Regarding Brinkman, the “TV Guide” article stated: “She turned around and married Brinkman in 1988 after knowing him only eight weeks. ‘A bit hasty,’ says Gilbert now. Their son was born in 1989. But the 4[-]1/212 year marriage floundered when Brinkman's drinking spiraled out of control. They separated, he went into rehab, they tried to reconcile. But, she says, ‘We just grew apart.’ ”
Finally, the record contains a June 30, 1995, article from the “Daily News” with the headline, “Gilbert fires back at ex-husband, gossipy Enquirer.” The article quoted Gilbert's lawyer regarding the filing of Gilbert's defamation and invasion of privacy lawsuit against Brinkman and the Enquirer. The attorney accused the Enquirer of having ignored her warning that the article on the Brinkman interview contained false statements about Gilbert. The article quoted Gilbert as stating, “ ‘I am heartbroken about this—and simply must put a stop to the lies.’ ”
C. Procedural History
Gilbert's complaint, filed July 6, 1995, alleged five causes of action against Brinkman and the Enquirer for defamation, conspiracy to defame, false light invasion of privacy, conspiracy to commit false light invasion of privacy, and intentional infliction of emotional distress. The complaint prayed for compensatory and punitive damages of an unspecified sum.
In August 1995, Gilbert filed an amended complaint which added a sixth cause of action for injunctive relief against Brinkman. According to the new allegations, Brinkman had “threatened to reveal personal, private information about Melissa and their marriage unless Melissa dismisses Brinkman with prejudice from this action.”
Without giving notice to Brinkman, Gilbert obtained an ex parte temporary restraining order restricting Brinkman from revealing any information relating to Gilbert, whenever obtained, to anyone other than his attorney.1 In general, the TRO prohibited Brinkman from discussing, publishing, using, selling, communicating, distributing, revealing, disseminating, or divulging information concerning Gilbert's relationships with third parties, Gilbert's writings or diaries, their son Dakota, or matters filed under seal in this lawsuit. Gilbert also obtained an ex parte order sealing the record in this action pending the order to show cause hearing regarding the issuance of a preliminary injunction.

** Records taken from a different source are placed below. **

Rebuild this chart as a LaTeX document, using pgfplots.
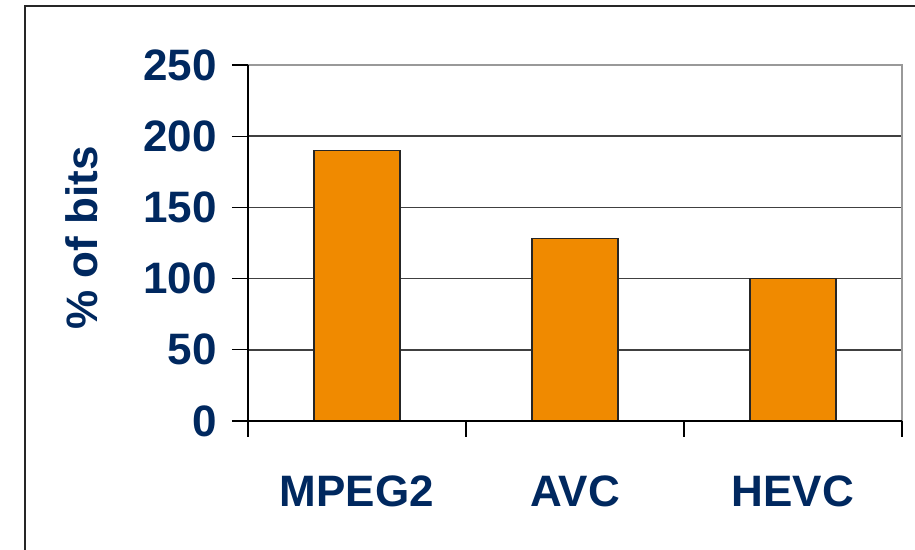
\documentclass[border=0pt]{standalone}
\usepackage{pgfplots}
\pgfplotsset{compat=1.18}
\usepackage{fontspec}
\setmainfont{Liberation Sans}
\definecolor{navy}{RGB}{0,40,95}
\definecolor{barorange}{RGB}{240,138,0}
\begin{document}
\begin{tikzpicture}[x=1pt,y=1pt]
\path[use as bounding box] (0,0) rectangle (457.5,275);
\draw[line width=1pt,black!85] (12.5,271.8) rectangle (470,-10);
\begin{axis}[
  at={(124pt,64.5pt)}, anchor=south west,
  scale only axis, width=327pt, height=178pt,
  xmin=0.5, xmax=3.5, ymin=0, ymax=250,
  xtick pos=bottom, ytick pos=left,
  ytick={0,50,100,150,200,250},
  xtick={0.5,1.5,2.5,3.5}, xticklabels={},
  extra x ticks={1,2,3},
  extra x tick labels={MPEG2,AVC,HEVC},
  extra x tick style={major tick length=0pt, tick style={draw=none},
     xtick pos=bottom, xticklabel style={yshift=-24pt}},
  tick align=outside, major tick length=8pt,
  tick style={black, line width=0.6pt},
  axis line style={draw=none},
  ymajorgrids, grid style={black!75, line width=0.75pt},
  font=\bfseries\fontsize{22}{26}\selectfont,
  ticklabel style={text=navy, font=\bfseries\fontsize{22}{26}\selectfont},
  yticklabel style={xshift=-4pt},
  /pgf/number format/assume math mode=true,
  ylabel={\% of bits},
  ylabel style={text=navy, at={(axis description cs:-0.254,0.515)}, anchor=center, font=\bfseries\fontsize{22}{26}\selectfont},
  clip=false,
]
\addplot[ybar, bar width=43pt, fill=barorange, draw=black!85, line width=0.6pt]
  coordinates {(1,190) (2,128) (3,100)};
\draw[black!40, line width=0.75pt] (rel axis cs:0,1) -- (rel axis cs:1,1) -- (rel axis cs:1,0);
\draw[black, line width=0.6pt] (rel axis cs:0,1) -- (rel axis cs:0,0) -- (rel axis cs:1,0);
\end{axis}
\end{tikzpicture}
\end{document}
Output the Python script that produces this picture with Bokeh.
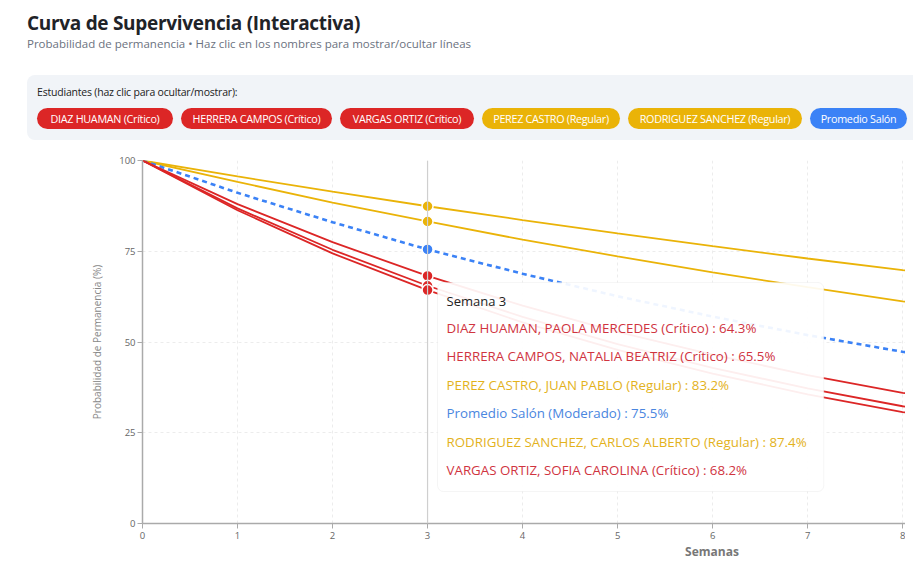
from bokeh.plotting import figure
from bokeh.models import Div, Label, BoxAnnotation, Span, ColumnDataSource, Range1d, FixedTicker
from bokeh.layouts import column
from bokeh.embed import file_html
from bokeh.resources import INLINE

weeks = [0, 1, 2, 3, 4, 5, 6, 7, 8, 9]
rodriguez = [100, 95.6, 91.4, 87.4, 83.6, 79.9, 76.4, 73.0, 69.8, 66.8]
perez = [100, 94.1, 88.4, 83.2, 78.2, 73.6, 69.2, 65.1, 61.2, 57.6]
promedio = [100, 91.1, 83.0, 75.5, 68.8, 62.6, 57.0, 51.9, 47.3, 43.1]
vargas = [100, 88.0, 77.5, 68.2, 60.0, 52.8, 46.5, 40.9, 36.0, 31.7]
herrera = [100, 86.8, 75.4, 65.5, 56.9, 49.4, 42.9, 37.2, 32.3, 28.1]
diaz = [100, 86.3, 74.4, 64.3, 55.4, 47.8, 41.3, 35.6, 30.7, 26.5]

y_ticks = [0, 25, 50, 75, 100]
x_ticks = [0, 1, 2, 3, 4, 5, 6, 7, 8]
hover_week = 3

RED = "#dc2626"
YELLOW = "#eab308"
BLUE = "#3b82f6"

pills = [
    ("DIAZ HUAMAN (Crítico)", RED, 136),
    ("HERRERA CAMPOS (Crítico)", RED, 151),
    ("VARGAS ORTIZ (Crítico)", RED, 134),
    ("PEREZ CASTRO (Regular)", YELLOW, 138),
    ("RODRIGUEZ SANCHEZ (Regular)", YELLOW, 174),
    ("Promedio Salón", BLUE, 97),
]

tooltip_lines = [
    ("DIAZ HUAMAN, PAOLA MERCEDES (Crítico) : 64.3%", "#d0343f"),
    ("HERRERA CAMPOS, NATALIA BEATRIZ (Crítico) : 65.5%", "#d0343f"),
    ("PEREZ CASTRO, JUAN PABLO (Regular) : 83.2%", "#e3b21c"),
    ("Promedio Salón (Moderado) : 75.5%", "#4a86e0"),
    ("RODRIGUEZ SANCHEZ, CARLOS ALBERTO (Regular) : 87.4%", "#e3b21c"),
    ("VARGAS ORTIZ, SOFIA CAROLINA (Crítico) : 68.2%", "#d0343f"),
]

FONT = "Open Sans"

pill_html = "".join(
    f'<span style="display:inline-block;box-sizing:border-box;width:{w}px;height:21px;line-height:21px;'
    f'margin-right:8px;border-radius:11px;background:{c};color:white;font-size:10.8px;text-align:center;'
    f'white-space:nowrap;overflow:hidden;letter-spacing:-0.3px;">{t}</span>'
    for t, c, w in pills
)

header = Div(
    width=905, height=142,
    text=(
        f'<div style="position:relative;width:905px;height:142px;font-family:\'{FONT}\',sans-serif;">'
        '<div style="position:absolute;left:22px;top:5px;font-size:19px;font-weight:700;color:#1f2328;'
        'letter-spacing:-0.3px;white-space:nowrap;">Curva de Supervivencia (Interactiva)</div>'
        '<div style="position:absolute;left:22px;top:31px;font-size:11.5px;color:#6b7280;white-space:nowrap;">'
        'Probabilidad de permanencia • Haz clic en los nombres para mostrar/ocultar líneas</div>'
        '<div style="position:absolute;left:22px;top:70px;width:900px;height:65px;background:#f1f4f8;'
        'border-radius:8px;">'
        '<div style="position:absolute;left:10px;top:10px;font-size:10.5px;color:#222;white-space:nowrap;'
        'letter-spacing:-0.2px;">Estudiantes (haz clic para ocultar/mostrar):</div>'
        f'<div style="position:absolute;left:10px;top:33px;white-space:nowrap;">{pill_html}</div>'
        '</div></div>'
    ),
)

p = figure(
    width=905, height=393, output_backend="svg", toolbar_location=None,
    x_range=Range1d(0, 8.03), y_range=Range1d(0, 100),
    min_border_left=142, min_border_right=0, min_border_top=8, min_border_bottom=22,
)
p.outline_line_color = None
p.background_fill_color = "white"

p.xaxis.ticker = FixedTicker(ticks=x_ticks)
p.yaxis.ticker = FixedTicker(ticks=y_ticks)
for ax in (p.xaxis[0], p.yaxis[0]):
    ax.axis_line_color = "#aaaaaa"
    ax.axis_line_width = 1.5
    ax.major_tick_line_color = "#aaaaaa"
    ax.major_tick_in = 0
    ax.major_tick_out = 5
    ax.minor_tick_line_color = None
    ax.major_label_text_font = FONT
    ax.major_label_text_font_size = "9.5px"
    ax.major_label_text_color = "#666666"
p.xaxis.major_label_standoff = 3
p.yaxis.major_label_standoff = 2
p.yaxis.axis_label = "Probabilidad de Permanencia (%)"
p.yaxis.axis_label_text_font = FONT
p.yaxis.axis_label_text_font_size = "10px"
p.yaxis.axis_label_text_font_style = "normal"
p.yaxis.axis_label_text_color = "#888888"
p.yaxis.axis_label_standoff = 12
p.xaxis.axis_label = None

p.xgrid.grid_line_color = "#ececec"
p.ygrid.grid_line_color = "#ececec"
p.xgrid.grid_line_dash = "3 3"
p.ygrid.grid_line_dash = "3 3"

p.add_layout(Span(location=hover_week, dimension="height", line_color="#cfcfcf", line_width=1.2))

series = [
    (rodriguez, YELLOW, "solid"),
    (perez, YELLOW, "solid"),
    (promedio, BLUE, "5 4"),
    (vargas, RED, "solid"),
    (herrera, RED, "solid"),
    (diaz, RED, "solid"),
]
for vals, col, dash in series:
    src = ColumnDataSource(dict(x=weeks, y=vals))
    w = 2.6 if dash != "solid" else 1.8
    p.line("x", "y", source=src, line_color=col, line_width=w, line_dash=dash)

for vals, col, dash in series:
    idx = weeks.index(hover_week)
    p.scatter([weeks[idx]], [vals[idx]], size=11, fill_color=col, line_color="white", line_width=1.5)

# tooltip box
p.add_layout(BoxAnnotation(left=3.105, right=7.17, bottom=8.8, top=66.4,
                           fill_color="white", fill_alpha=0.92, line_color="#dddddd",
                           line_width=1, border_radius=6, level="overlay"))
p.add_layout(Label(x=3.2, y=(523 - 300) / 3.63, text=f"Semana {hover_week}", text_font=FONT,
                   text_font_size="13px", text_color="#222222", text_baseline="middle", level="overlay"))
for i, (t, c) in enumerate(tooltip_lines):
    ypix = 327 + i * 28.5
    p.add_layout(Label(x=3.2, y=(523 - ypix) / 3.63, text=t, text_font=FONT,
                       text_font_size="13.3px", text_color=c, text_baseline="middle", level="overlay"))

footer = Div(
    width=905, height=14,
    text=(
        f'<div style="position:relative;width:905px;height:14px;font-family:\'{FONT}\',sans-serif;">'
        '<div style="position:absolute;left:657px;top:-5px;width:100px;text-align:center;font-size:12px;'
        'line-height:14px;font-weight:700;color:#777777;white-space:nowrap;">Semanas</div></div>'
    ),
)

layout = column(header, p, footer, spacing=0)
open("out.html", "w").write(file_html(layout, INLINE))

In her declaration in support of the TRO, Gilbert stated that Brinkman had threatened to file a “ ‘really ugly’ ” cross-complaint if he was not dismissed from the lawsuit. She claimed that Brinkman had warned it would be “ ‘very painful’ ” for her if the press learned of his allegations. In Gilbert's words, those allegations concerned “very private, personal information about [Gilbert], [their] marriage and [their] relationship and [Gilbert's] private and personal relationships with third parties, some of which was true and some of which was false. The claims concerned drug and alcohol use as well as infidelity.”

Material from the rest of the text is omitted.